After completing a bunch of roster moves on the last day of June and heading into Saturday's second game of their series against the White Sox inside the Oakland Coliseum, the A's announced two more roster moves right before that game, one they would end up winning 7-6 in the 10th inning.
The most fascinating thing about these two moves, of course, is that they enabled Oakland to win back-to-back games since they last did it in mid-June when they put together a seven-game winning streak that ended following the matchup against the Tampa Bay Rays the day after the Reverse Boycott took place.
The A's recalled left-handed pitcher Kyle Muller from Triple-A Las Vegas Aviators and instantly threw the hurler to the White Sox wolves on Saturday in what was Muller's 11 start of the season at Oakland.
Muller, prior to Saturday, had yet to win a game boasting a paltry 0-4 record while keeping up a horrid 7.79 ERA. Ah, how things changed in a brief span of five innings, didn't they?
The LHP threw five innings of pure excitement and while he still allowed three runs on three hits, and conceded four walks, he also stroke out four batters on Chicago's side and earned his first win of the season in Oakland's 7-6 victory over the weekend's visitors.

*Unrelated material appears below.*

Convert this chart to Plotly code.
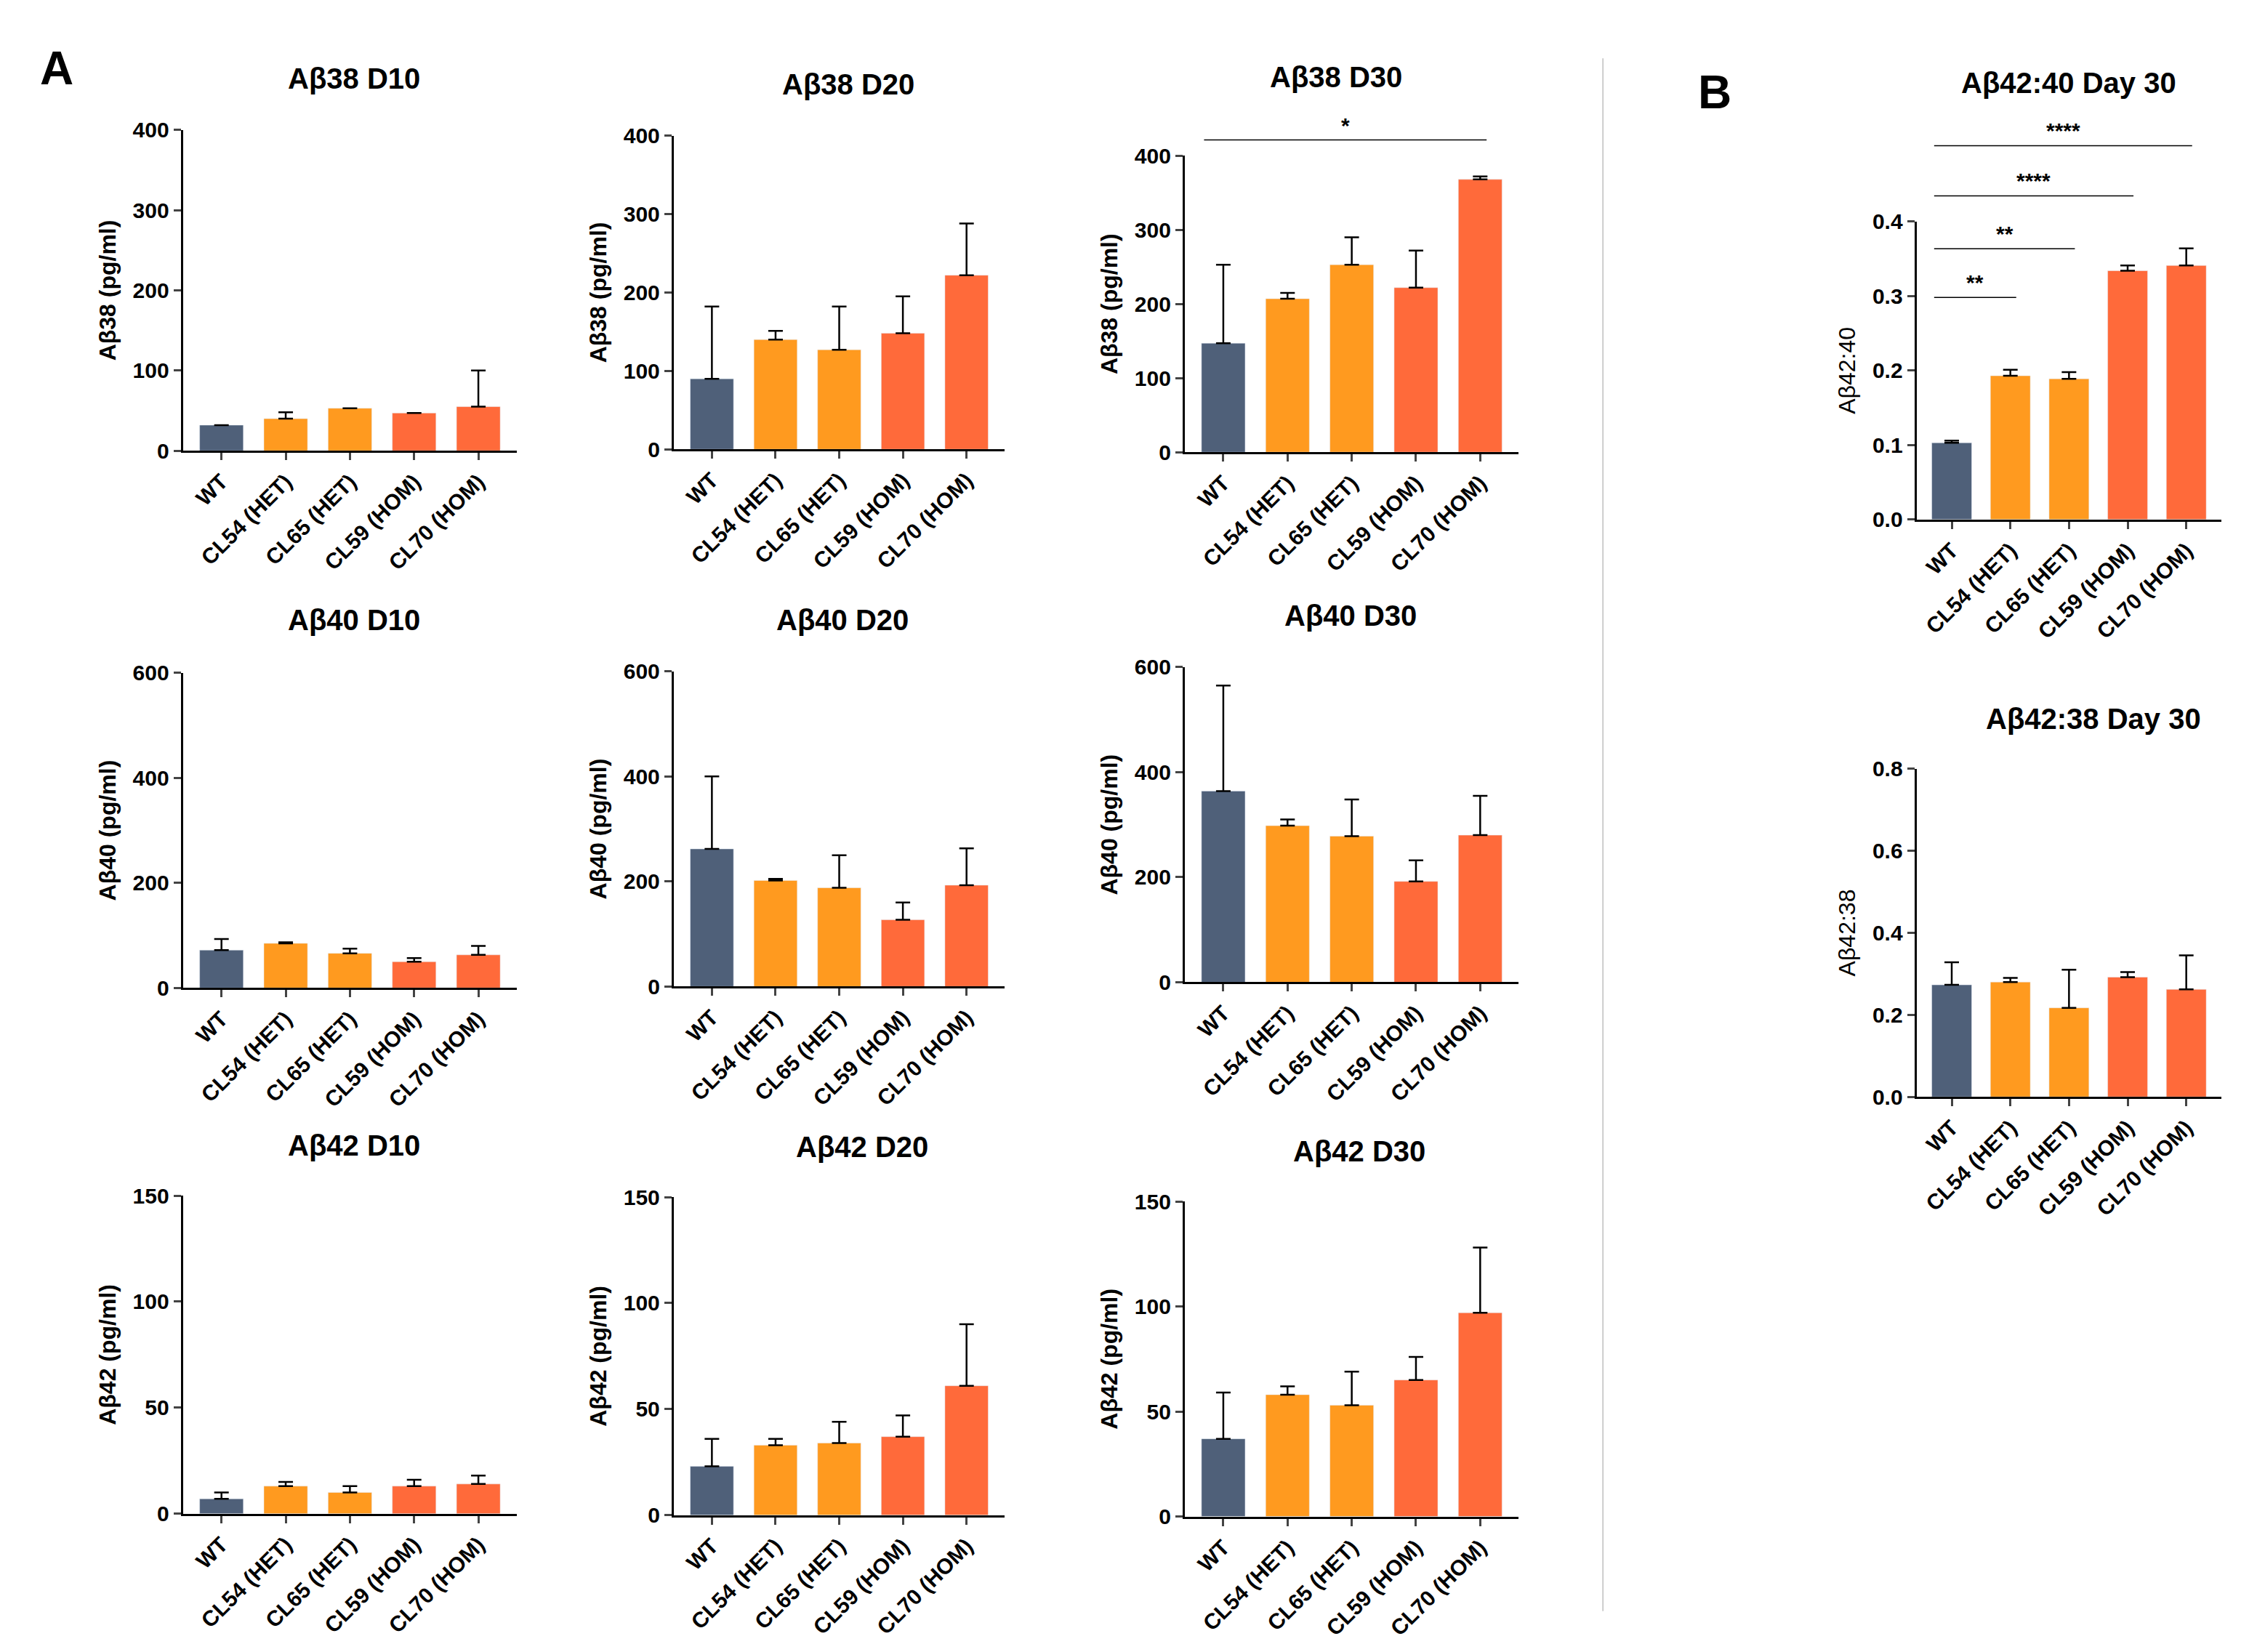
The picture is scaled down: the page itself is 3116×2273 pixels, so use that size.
import plotly.graph_objects as go

W, H = 3116, 2273

groups = ["WT", "CL54 (HET)", "CL65 (HET)", "CL59 (HOM)", "CL70 (HOM)"]
group_labels = ["<b>" + g + "</b>" for g in groups]
colors = ["#4f6079", "#ff9a1f", "#ff9a1f", "#ff6a3a", "#ff6a3a"]

ab38_d10 = [32, 40, 53, 47, 55]
ab38_d10_err = [0, 8, 0, 0, 45]
ab38_d20 = [90, 140, 127, 148, 222]
ab38_d20_err = [92, 11, 55, 47, 66]
ab38_d30 = [147, 207, 253, 222, 368]
ab38_d30_err = [106, 8, 37, 50, 4]
ab40_d10 = [72, 85, 66, 50, 63]
ab40_d10_err = [21, 2, 9, 7, 17]
ab40_d20 = [262, 202, 188, 127, 193]
ab40_d20_err = [138, 3, 62, 33, 70]
ab40_d30 = [364, 298, 278, 192, 280]
ab40_d30_err = [201, 12, 70, 40, 75]
ab42_d10 = [7, 13, 10, 13, 14]
ab42_d10_err = [3, 2, 3, 3, 4]
ab42_d20 = [23, 33, 34, 37, 61]
ab42_d20_err = [13, 3, 10, 10, 29]
ab42_d30 = [37, 58, 53, 65, 97]
ab42_d30_err = [22, 4, 16, 11, 31]
r4240 = [0.103, 0.193, 0.189, 0.334, 0.341]
r4240_err = [0.003, 0.008, 0.009, 0.007, 0.023]
r4238 = [0.273, 0.280, 0.217, 0.292, 0.262]
r4238_err = [0.055, 0.010, 0.093, 0.012, 0.083]

# (title, ytitle, values, errors, ymax, dtick, box px at half scale x0,x1,ytop,ybottom)
panels = [
    ("Aβ38 D10", "Aβ38 (pg/ml)", ab38_d10, ab38_d10_err, 400, 100, (122, 352, 78, 302)),
    ("Aβ38 D20", "Aβ38 (pg/ml)", ab38_d20, ab38_d20_err, 400, 100, (460, 688, 82, 301)),
    ("Aβ38 D30", "Aβ38 (pg/ml)", ab38_d30, ab38_d30_err, 400, 100, (812, 1042, 96, 303)),
    ("Aβ40 D10", "Aβ40 (pg/ml)", ab40_d10, ab40_d10_err, 600, 200, (122, 352, 457, 677)),
    ("Aβ40 D20", "Aβ40 (pg/ml)", ab40_d20, ab40_d20_err, 600, 200, (460, 688, 456, 676)),
    ("Aβ40 D30", "Aβ40 (pg/ml)", ab40_d30, ab40_d30_err, 600, 200, (812, 1042, 453, 673)),
    ("Aβ42 D10", "Aβ42 (pg/ml)", ab42_d10, ab42_d10_err, 150, 50, (122, 352, 822, 1044)),
    ("Aβ42 D20", "Aβ42 (pg/ml)", ab42_d20, ab42_d20_err, 150, 50, (460, 688, 823, 1045)),
    ("Aβ42 D30", "Aβ42 (pg/ml)", ab42_d30, ab42_d30_err, 150, 50, (812, 1042, 826, 1046)),
    ("Aβ42:40 Day 30", "Aβ42:40", r4240, r4240_err, 0.4, 0.1, (1316, 1526, 142, 350)),
    ("Aβ42:38 Day 30", "Aβ42:38", r4238, r4238_err, 0.8, 0.2, (1316, 1526, 524, 753)),
]

title_y = [42, 46, 41, 420, 420, 417, 787, 788, 791, 45, 489]
title_x = [240, 580, 916, 240, 576, 926, 240, 590, 932, 1421, 1438]

fig = go.Figure()
layout = {}
annotations = []
shapes = []


def px(x):
    return x / 1560


def py(y):
    return 1 - y / 1136


for i, (title, ytitle, vals, errs, ymax, dtick, box) in enumerate(panels):
    n = i + 1
    sx = "" if n == 1 else str(n)
    x0, x1, yt, yb = box
    fig.add_trace(go.Bar(
        x=groups, y=vals, marker_color=colors, width=0.68,
        error_y=dict(type="data", array=errs, arrayminus=[0] * 5, symmetric=False,
                     color="black", thickness=2.5, width=10),
        xaxis="x" + sx, yaxis="y" + sx, showlegend=False,
    ))
    layout["xaxis" + sx] = dict(
        domain=[px(x0), px(x1)], anchor="y" + sx, tickangle=-45,
        showline=True, linecolor="black", linewidth=3, ticks="outside",
        ticklen=10, tickwidth=3, tickfont=dict(size=30, color="black"),
        range=[-0.6, 4.6], tickmode="array", tickvals=groups, ticktext=group_labels,
    )
    layout["yaxis" + sx] = dict(
        domain=[py(yb), py(yt)], anchor="x" + sx, range=[0, ymax], dtick=dtick,
        showline=True, linecolor="black", linewidth=3, ticks="outside",
        ticklen=10, tickwidth=3, showgrid=False, zeroline=False,
        tickfont=dict(size=30, color="black"), tickprefix="<b>", ticksuffix="</b>",
        title=dict(text="<b>" + ytitle + "</b>" if "pg" in ytitle else ytitle,
                   font=dict(size=32, color="black"), standoff=14),
        tickformat=".1f" if ymax < 1 else "d",
    )
    annotations.append(dict(text="<b>" + title + "</b>", x=px(title_x[i]),
                            y=py(title_y[i]), xref="paper", yref="paper",
                            xanchor="center", yanchor="middle",
                            showarrow=False, font=dict(size=40, color="black")))

# significance brackets
sig = [
    ("x3", "CL70 (HOM)", 85, "*"),
    ("x10", "CL54 (HET)", 195, "**"),
    ("x10", "CL65 (HET)", 161, "**"),
    ("x10", "CL59 (HOM)", 124, "****"),
    ("x10", "CL70 (HOM)", 89, "****"),
]
for xr, end, yy, label in sig:
    shapes.append(dict(type="line", xref=xr, yref="paper", x0=-0.3, x1=groups.index(end) + 0.1,
                       y0=py(yy), y1=py(yy), line=dict(color="black", width=1.5)))
    annotations.append(dict(text="<b>" + label + "</b>", xref=xr, yref="paper",
                            x=(groups.index(end) - 0.2) / 2, y=py(yy - 1), yanchor="bottom",
                            xanchor="center", showarrow=False, font=dict(size=30, color="black")))

shapes.append(dict(type="line", xref="paper", yref="paper", x0=px(1100), x1=px(1100),
                   y0=py(28), y1=py(1112), line=dict(color="#cccccc", width=2)))
annotations.append(dict(text="<b>A</b>", x=px(35), y=py(35), xref="paper", yref="paper",
                        xanchor="center", yanchor="middle",
                        showarrow=False, font=dict(size=64, color="black")))
annotations.append(dict(text="<b>B</b>", x=px(1177), y=py(52), xref="paper", yref="paper",
                        xanchor="center", yanchor="middle",
                        showarrow=False, font=dict(size=64, color="black")))

fig.update_layout(width=W, height=H, margin=dict(l=0, r=0, t=0, b=0),
                  plot_bgcolor="white", paper_bgcolor="white",
                  font=dict(family="Liberation Sans, Arial", color="black"),
                  annotations=annotations, shapes=shapes, bargap=0.3, **layout)
fig.write_html("out.html")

Going the other way was Kirby Snead, who the A's optioned to AAA Las Vegas ahead of Saturday's game in order to make room for Muller to start against the Sox.
Snead was reinstated from IL just one day before in the conglomerate of moves completed by the A's at the end of June. Snead returned from the 60-day IL to the main roster of the A's, but he was ultimately sent down to Las Vegas following the necessity of calling Muller up.
As long as the A's jigsaw and mix-matching keeps yielding results, we'd gladly keep trying to make sense of all of the moves.